Research on Longitudinal Thermoelastic Waves in an Orthotropic Anisotropic Hollow Cylinder Based on the Thermoelastic Theory of Green–Naghdi

Abstract

At present, many high-temperature pipelines need to carry out non-stop detection under high-temperature conditions, and an ultrasonic guided wave is undoubtedly one of the solutions with the highest potential to solve the problem. However, there is a lack of research on the propagation characteristics of longitudinal guided wave modes in high-temperature pipelines. Based on the Green–Naghdi (GN) generalized thermoelastic theory, a theoretical model of thermoelastic guided waves in an orthotropic hollow cylinder with a temperature field is established by using the Legendre polynomial series expansion method. Firstly, based on the GN thermoelastic theory, the coupling equations expressed by displacement and temperature are established by introducing the rectangular window function. The curves of dispersion, displacement, and temperature of the guided wave are numerically solved by using this equation.
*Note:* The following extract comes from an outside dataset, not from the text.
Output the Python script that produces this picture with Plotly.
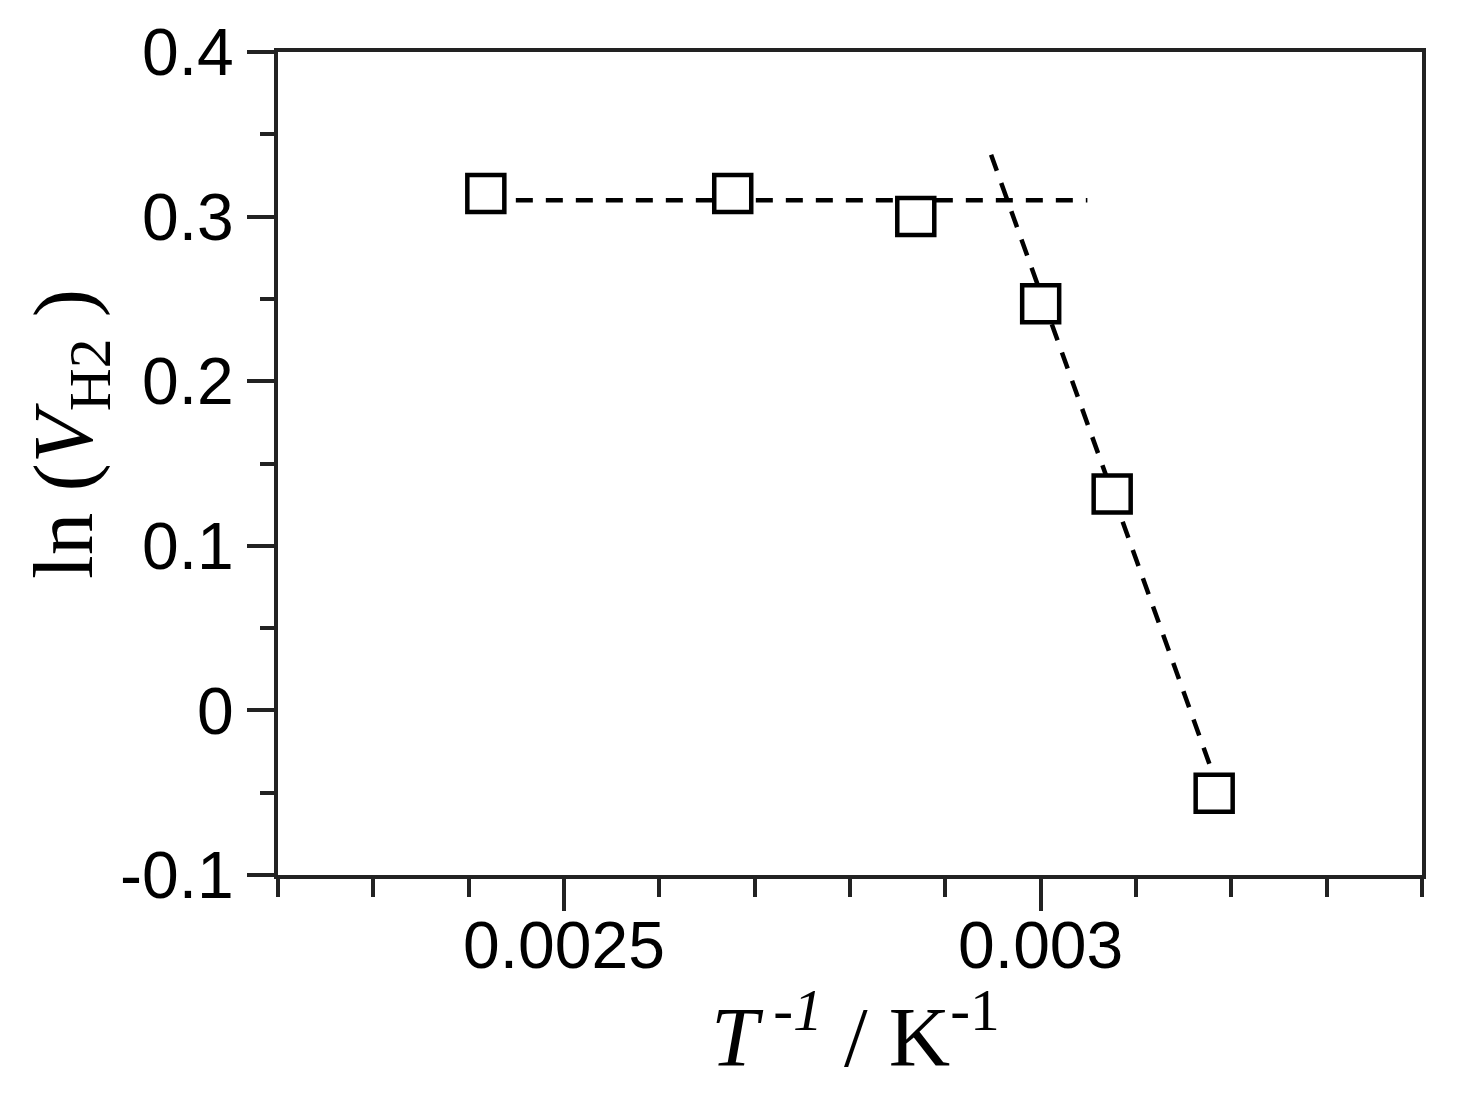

Subsequently, the influence of the diameter-to-thickness ratio on the dispersion of the longitudinal thermoelastic guided wave is analyzed at the same temperature. Finally, the effect of temperature field variation on the phase velocity dispersion is discussed, which provides a theoretical basis for the study of the dispersion characteristics of hollow cylindrical pipes containing temperature fields.